### Information supplied ###

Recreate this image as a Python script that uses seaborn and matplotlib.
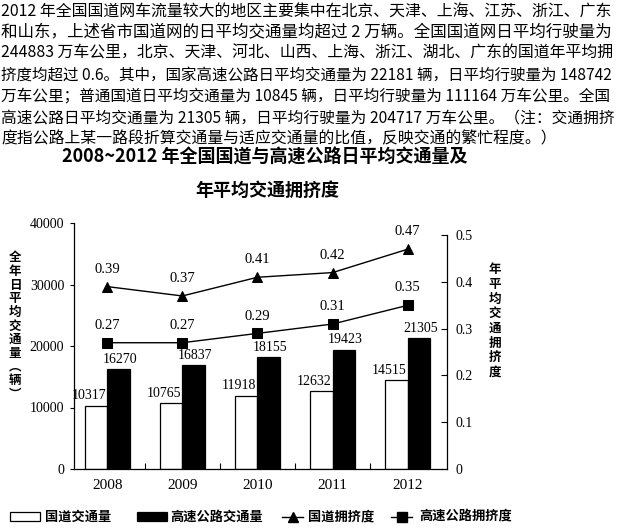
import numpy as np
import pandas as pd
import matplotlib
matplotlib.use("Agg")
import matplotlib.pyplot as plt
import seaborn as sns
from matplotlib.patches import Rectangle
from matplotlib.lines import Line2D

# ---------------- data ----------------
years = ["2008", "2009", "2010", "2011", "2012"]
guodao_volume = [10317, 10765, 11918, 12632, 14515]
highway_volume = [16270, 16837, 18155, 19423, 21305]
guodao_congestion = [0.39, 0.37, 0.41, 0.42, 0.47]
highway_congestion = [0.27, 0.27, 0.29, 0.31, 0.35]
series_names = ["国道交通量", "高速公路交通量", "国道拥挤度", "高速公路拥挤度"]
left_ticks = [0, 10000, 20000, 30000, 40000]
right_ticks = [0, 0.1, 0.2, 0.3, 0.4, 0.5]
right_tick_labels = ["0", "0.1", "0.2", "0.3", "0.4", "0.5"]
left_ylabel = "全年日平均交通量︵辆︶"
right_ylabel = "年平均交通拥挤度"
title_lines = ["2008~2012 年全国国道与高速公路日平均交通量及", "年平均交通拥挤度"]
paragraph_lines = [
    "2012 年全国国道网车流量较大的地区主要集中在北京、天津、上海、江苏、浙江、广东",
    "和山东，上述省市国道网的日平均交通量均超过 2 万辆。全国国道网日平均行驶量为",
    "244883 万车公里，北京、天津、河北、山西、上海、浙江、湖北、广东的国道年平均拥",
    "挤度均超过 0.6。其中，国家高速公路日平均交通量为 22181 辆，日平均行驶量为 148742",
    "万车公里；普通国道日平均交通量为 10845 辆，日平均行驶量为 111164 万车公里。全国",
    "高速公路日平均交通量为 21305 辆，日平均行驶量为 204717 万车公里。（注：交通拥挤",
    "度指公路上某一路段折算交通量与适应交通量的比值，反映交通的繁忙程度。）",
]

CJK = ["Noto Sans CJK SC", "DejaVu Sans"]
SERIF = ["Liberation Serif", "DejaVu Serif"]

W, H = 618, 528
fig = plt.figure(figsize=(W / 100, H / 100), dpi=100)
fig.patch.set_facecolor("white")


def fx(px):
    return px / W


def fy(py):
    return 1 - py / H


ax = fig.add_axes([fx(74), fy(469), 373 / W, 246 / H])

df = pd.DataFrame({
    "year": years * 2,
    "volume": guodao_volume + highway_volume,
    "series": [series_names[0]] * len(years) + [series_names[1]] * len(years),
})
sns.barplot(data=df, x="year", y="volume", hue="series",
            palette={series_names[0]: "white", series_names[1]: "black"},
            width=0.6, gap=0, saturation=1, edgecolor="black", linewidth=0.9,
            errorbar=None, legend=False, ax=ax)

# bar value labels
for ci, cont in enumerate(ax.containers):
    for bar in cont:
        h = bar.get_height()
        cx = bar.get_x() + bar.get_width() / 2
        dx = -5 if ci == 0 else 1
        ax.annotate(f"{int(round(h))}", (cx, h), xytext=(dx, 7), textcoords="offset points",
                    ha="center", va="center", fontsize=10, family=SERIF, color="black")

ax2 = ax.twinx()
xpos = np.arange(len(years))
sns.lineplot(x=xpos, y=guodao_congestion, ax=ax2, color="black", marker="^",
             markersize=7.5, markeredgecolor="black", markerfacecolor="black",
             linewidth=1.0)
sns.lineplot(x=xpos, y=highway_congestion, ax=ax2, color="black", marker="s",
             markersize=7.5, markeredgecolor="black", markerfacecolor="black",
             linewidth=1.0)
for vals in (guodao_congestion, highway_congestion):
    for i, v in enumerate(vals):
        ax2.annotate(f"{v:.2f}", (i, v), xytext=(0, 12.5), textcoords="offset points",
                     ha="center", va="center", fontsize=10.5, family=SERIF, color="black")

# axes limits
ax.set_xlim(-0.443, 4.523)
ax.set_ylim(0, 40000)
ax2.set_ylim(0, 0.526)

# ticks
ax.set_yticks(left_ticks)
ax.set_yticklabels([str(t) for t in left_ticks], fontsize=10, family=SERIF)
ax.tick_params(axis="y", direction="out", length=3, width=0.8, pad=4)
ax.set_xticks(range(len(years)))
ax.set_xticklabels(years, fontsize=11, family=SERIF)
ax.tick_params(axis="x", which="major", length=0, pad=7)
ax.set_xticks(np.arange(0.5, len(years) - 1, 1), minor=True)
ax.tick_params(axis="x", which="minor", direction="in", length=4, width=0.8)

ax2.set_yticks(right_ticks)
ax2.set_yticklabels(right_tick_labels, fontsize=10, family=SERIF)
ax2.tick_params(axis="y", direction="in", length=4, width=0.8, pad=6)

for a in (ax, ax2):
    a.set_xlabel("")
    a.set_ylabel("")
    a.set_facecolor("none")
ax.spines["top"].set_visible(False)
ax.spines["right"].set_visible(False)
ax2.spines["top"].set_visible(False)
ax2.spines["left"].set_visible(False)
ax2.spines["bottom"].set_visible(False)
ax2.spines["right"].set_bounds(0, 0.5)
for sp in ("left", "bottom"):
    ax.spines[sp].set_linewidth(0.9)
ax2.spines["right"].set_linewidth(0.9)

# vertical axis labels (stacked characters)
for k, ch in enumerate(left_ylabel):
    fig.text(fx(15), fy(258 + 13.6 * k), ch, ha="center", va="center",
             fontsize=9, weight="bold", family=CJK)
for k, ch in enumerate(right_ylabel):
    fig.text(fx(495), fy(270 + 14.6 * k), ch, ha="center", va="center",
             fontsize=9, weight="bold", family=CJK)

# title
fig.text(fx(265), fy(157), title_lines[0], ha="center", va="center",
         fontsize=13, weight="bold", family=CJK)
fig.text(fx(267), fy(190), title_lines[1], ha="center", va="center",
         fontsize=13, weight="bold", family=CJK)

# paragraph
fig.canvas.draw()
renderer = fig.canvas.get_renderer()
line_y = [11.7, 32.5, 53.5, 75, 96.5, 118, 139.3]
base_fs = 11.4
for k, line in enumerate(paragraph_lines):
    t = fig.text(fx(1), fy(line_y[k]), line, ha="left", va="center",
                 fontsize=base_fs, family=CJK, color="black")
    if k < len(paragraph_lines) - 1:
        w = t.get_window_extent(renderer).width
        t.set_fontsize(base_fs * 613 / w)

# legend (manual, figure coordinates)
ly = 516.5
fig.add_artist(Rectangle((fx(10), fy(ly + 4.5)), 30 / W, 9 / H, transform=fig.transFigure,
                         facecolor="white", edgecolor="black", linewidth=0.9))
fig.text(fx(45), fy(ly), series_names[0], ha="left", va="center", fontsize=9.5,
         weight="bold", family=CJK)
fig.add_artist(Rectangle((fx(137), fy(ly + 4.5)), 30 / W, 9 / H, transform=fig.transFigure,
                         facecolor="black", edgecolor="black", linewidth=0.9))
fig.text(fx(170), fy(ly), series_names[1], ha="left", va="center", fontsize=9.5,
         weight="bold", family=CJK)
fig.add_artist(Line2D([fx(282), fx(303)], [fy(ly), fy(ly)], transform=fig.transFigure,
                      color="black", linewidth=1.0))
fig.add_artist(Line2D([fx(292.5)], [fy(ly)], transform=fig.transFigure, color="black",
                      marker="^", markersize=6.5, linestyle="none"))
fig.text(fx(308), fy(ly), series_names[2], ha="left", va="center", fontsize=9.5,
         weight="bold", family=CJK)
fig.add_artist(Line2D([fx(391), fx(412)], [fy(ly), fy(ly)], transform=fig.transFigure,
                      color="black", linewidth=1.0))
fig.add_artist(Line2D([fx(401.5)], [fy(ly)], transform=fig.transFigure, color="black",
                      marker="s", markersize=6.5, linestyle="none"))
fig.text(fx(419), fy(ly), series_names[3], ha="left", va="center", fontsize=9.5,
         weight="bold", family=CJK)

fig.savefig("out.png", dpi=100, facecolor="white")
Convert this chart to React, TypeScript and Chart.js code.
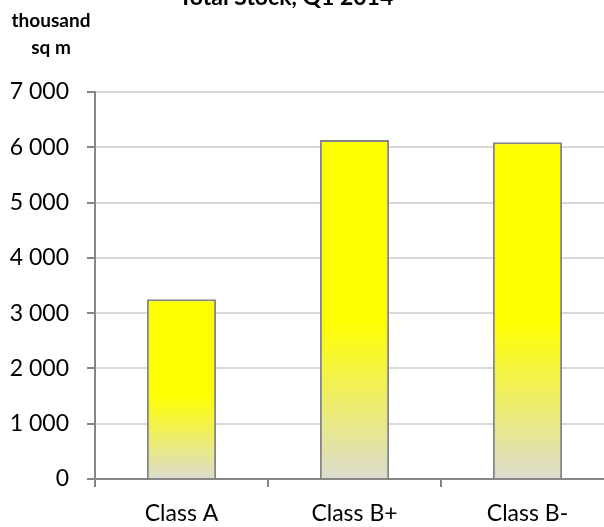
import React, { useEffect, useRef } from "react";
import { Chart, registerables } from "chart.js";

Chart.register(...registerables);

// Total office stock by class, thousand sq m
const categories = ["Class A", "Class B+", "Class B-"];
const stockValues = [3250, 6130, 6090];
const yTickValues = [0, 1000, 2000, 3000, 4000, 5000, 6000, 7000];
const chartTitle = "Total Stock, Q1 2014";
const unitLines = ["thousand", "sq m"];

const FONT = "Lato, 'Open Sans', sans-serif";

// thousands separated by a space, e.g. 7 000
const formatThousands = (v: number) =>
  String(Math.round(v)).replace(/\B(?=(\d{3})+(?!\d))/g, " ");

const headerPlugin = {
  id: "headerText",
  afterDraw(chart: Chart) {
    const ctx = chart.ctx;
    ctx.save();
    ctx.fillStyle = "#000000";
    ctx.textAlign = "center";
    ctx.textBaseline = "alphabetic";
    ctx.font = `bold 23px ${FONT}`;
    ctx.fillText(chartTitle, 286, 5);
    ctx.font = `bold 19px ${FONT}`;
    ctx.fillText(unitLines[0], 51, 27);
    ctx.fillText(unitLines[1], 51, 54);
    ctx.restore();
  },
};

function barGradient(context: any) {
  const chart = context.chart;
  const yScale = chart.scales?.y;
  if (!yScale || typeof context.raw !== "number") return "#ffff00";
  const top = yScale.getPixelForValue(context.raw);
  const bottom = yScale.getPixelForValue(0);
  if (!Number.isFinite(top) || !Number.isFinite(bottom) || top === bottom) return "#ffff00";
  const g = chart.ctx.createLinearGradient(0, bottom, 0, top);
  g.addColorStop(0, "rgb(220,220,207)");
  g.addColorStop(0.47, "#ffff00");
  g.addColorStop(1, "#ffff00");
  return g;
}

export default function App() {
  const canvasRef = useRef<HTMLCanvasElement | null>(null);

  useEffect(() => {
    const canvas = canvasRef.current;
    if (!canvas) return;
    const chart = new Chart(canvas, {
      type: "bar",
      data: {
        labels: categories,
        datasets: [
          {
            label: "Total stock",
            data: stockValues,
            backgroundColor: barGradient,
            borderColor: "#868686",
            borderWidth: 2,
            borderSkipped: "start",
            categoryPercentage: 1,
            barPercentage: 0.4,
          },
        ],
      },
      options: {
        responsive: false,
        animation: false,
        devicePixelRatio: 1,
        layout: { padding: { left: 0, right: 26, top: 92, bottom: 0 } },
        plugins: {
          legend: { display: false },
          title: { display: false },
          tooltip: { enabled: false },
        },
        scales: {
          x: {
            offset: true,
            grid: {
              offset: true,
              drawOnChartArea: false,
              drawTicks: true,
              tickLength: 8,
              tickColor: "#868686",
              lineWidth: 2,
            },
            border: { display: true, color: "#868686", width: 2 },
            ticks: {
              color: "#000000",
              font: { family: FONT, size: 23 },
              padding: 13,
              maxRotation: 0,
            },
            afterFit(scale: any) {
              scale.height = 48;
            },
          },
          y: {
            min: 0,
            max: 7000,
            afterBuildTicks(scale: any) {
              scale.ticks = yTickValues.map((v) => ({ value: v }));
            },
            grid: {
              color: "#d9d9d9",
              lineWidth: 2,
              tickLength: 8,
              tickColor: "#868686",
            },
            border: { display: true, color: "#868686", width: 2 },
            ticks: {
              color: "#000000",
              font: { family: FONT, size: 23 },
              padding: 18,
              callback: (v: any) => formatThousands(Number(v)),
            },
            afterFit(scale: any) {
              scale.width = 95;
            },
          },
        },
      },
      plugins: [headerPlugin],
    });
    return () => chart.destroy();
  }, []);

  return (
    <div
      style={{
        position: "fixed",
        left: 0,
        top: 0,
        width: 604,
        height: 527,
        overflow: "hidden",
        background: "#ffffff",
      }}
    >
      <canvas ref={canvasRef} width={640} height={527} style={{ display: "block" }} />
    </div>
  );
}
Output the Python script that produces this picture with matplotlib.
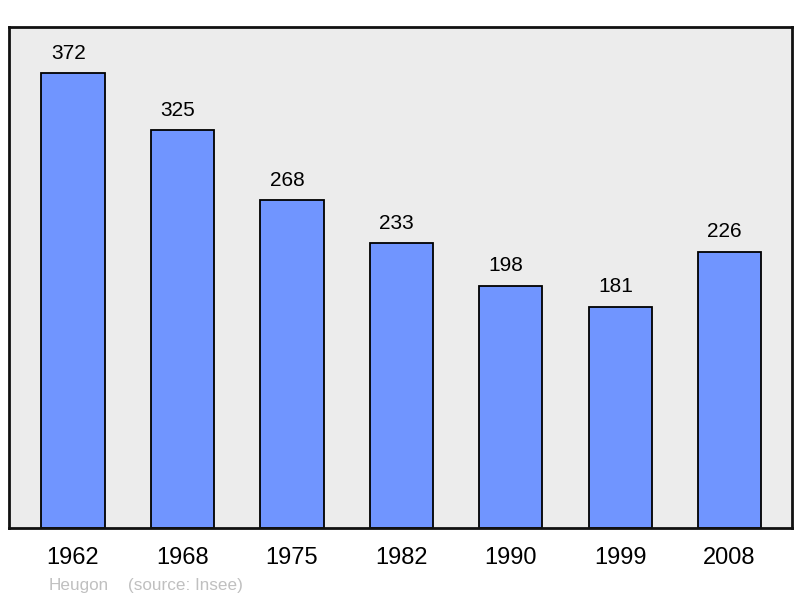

###

== Written instruction ==
Repeat the lines above exactly, beginning with the one containing "Convert this chart" and finishing with the one containing "const canvasRef = useRef<HTMLCanvasElement". No pictures belong in the copy.

== Solution below ==
Convert this chart to React, TypeScript and Chart.js code.
import React, { useEffect, useRef } from "react";
import { Chart, registerables } from "chart.js";

Chart.register(...registerables);

// Total office stock by class, thousand sq m
const categories = ["Class A", "Class B+", "Class B-"];
const stockValues = [3250, 6130, 6090];
const yTickValues = [0, 1000, 2000, 3000, 4000, 5000, 6000, 7000];
const chartTitle = "Total Stock, Q1 2014";
const unitLines = ["thousand", "sq m"];

const FONT = "Lato, 'Open Sans', sans-serif";

// thousands separated by a space, e.g. 7 000
const formatThousands = (v: number) =>
  String(Math.round(v)).replace(/\B(?=(\d{3})+(?!\d))/g, " ");

const headerPlugin = {
  id: "headerText",
  afterDraw(chart: Chart) {
    const ctx = chart.ctx;
    ctx.save();
    ctx.fillStyle = "#000000";
    ctx.textAlign = "center";
    ctx.textBaseline = "alphabetic";
    ctx.font = `bold 23px ${FONT}`;
    ctx.fillText(chartTitle, 286, 5);
    ctx.font = `bold 19px ${FONT}`;
    ctx.fillText(unitLines[0], 51, 27);
    ctx.fillText(unitLines[1], 51, 54);
    ctx.restore();
  },
};

function barGradient(context: any) {
  const chart = context.chart;
  const yScale = chart.scales?.y;
  if (!yScale || typeof context.raw !== "number") return "#ffff00";
  const top = yScale.getPixelForValue(context.raw);
  const bottom = yScale.getPixelForValue(0);
  if (!Number.isFinite(top) || !Number.isFinite(bottom) || top === bottom) return "#ffff00";
  const g = chart.ctx.createLinearGradient(0, bottom, 0, top);
  g.addColorStop(0, "rgb(220,220,207)");
  g.addColorStop(0.47, "#ffff00");
  g.addColorStop(1, "#ffff00");
  return g;
}

export default function App() {
  const canvasRef = useRef<HTMLCanvasElement | null>(null);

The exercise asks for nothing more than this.